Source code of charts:
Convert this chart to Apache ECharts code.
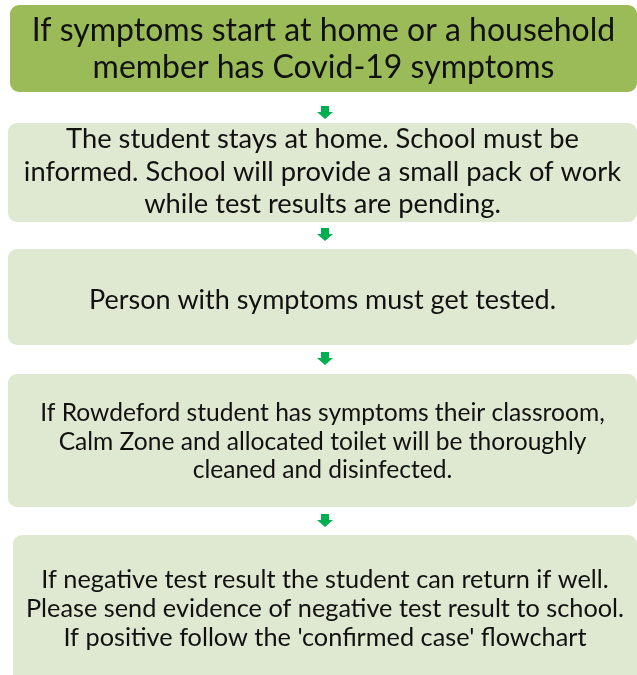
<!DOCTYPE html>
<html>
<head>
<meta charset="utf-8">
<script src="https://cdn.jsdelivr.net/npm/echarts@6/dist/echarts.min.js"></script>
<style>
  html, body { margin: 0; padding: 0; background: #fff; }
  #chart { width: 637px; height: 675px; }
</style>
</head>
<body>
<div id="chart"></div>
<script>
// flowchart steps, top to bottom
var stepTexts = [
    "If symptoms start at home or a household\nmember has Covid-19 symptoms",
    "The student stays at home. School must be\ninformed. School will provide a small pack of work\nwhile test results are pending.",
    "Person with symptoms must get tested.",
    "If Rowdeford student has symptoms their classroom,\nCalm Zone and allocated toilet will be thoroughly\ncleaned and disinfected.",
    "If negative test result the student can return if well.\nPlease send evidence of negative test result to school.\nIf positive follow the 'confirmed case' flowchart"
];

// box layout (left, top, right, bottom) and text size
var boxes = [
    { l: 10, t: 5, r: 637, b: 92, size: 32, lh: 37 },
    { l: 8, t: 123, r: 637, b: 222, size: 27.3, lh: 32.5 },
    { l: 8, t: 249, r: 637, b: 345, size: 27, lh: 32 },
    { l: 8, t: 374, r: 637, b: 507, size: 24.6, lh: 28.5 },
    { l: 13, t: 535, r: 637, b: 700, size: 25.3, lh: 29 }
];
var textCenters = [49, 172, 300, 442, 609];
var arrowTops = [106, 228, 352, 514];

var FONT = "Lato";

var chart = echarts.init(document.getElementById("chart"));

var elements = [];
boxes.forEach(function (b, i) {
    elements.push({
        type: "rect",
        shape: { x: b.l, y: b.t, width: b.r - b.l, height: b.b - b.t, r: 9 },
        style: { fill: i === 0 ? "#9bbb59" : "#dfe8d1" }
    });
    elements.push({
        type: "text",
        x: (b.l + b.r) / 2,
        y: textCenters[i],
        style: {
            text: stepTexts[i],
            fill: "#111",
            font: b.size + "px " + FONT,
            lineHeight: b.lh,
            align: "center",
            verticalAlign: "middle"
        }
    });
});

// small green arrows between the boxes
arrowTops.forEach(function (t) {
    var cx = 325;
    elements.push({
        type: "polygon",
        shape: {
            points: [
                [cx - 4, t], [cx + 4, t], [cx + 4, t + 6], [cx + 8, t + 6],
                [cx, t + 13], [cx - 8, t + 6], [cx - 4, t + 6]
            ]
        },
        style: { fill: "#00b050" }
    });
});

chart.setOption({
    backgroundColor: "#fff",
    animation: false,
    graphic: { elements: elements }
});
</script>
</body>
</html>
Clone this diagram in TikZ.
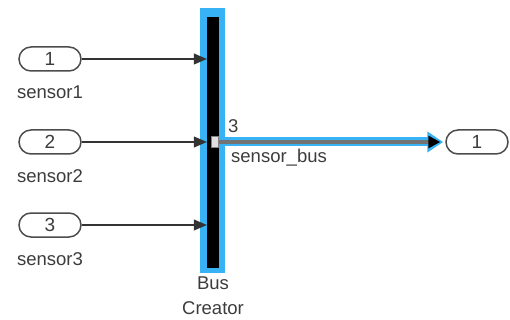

■ EXERCISE PROMPT: Search the listing above for the string "this". Copy every line that contains it.

■ TASK OUTPUT:
Convert this chart to Apache ECharts code.
Clone this diagram in TikZ.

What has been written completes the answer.